Blogs threaten established media and for this reason, the media elite are now engaged in trying to create a shadow media which purports to be the same thing. The average reader may not know the difference and, alas, these faux blogs often appear on peoples’ reading lists as the “real thing”.
Journalists have been undergoing extensive training to respect authority, which results in the present cheerleading sessions for war and destruction. I must emphasize that blogs are not jounalism, but letters from one person to the rest of the world. I don’t think of Pax Nortona as a news magazine or any kind of topical archive. It’s just my expressions, both good and bad, of places that I have been intellectually. I’m not so self-important as to think that I’ve arrived at any final places in my thinking. I read blogs for the intellectual exchange which is sometimes factual, sometimes artistic in nature.
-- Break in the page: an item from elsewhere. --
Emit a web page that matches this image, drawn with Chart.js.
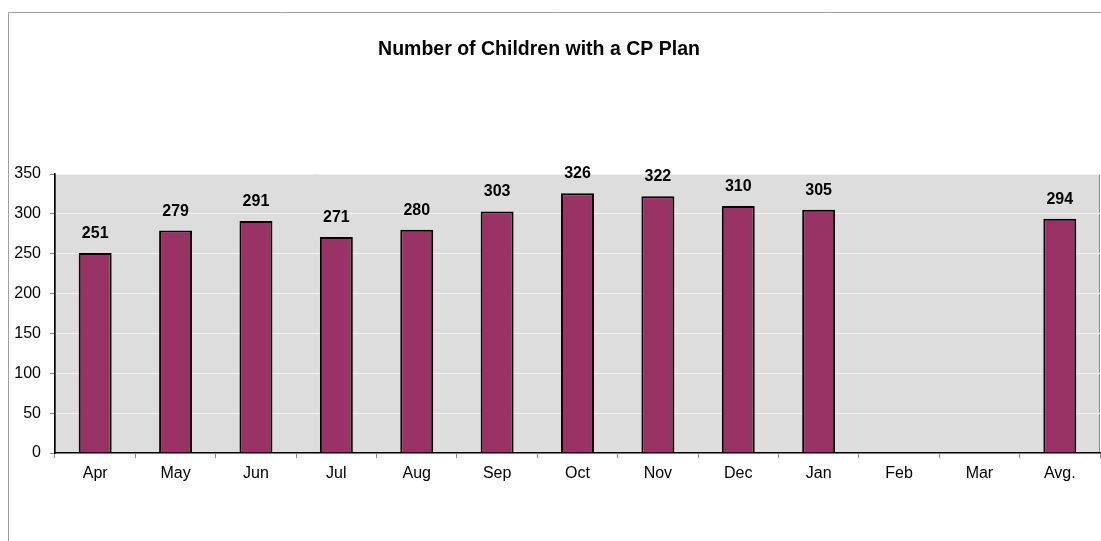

There’s no right way to blog. Bringing in an editor only brings in soul-stifling judgements on the quality of the material which destroys the ultilitarian purpose of the media: which is to float ideas before the widest possible audience of readers and see them tested in the arena of free exchange and criticism. One editor is not an adequate test of the value of an idea. A trained corps of journalists is still not enough. It needs to be reviewed by the greatest possible number for the greatest insight.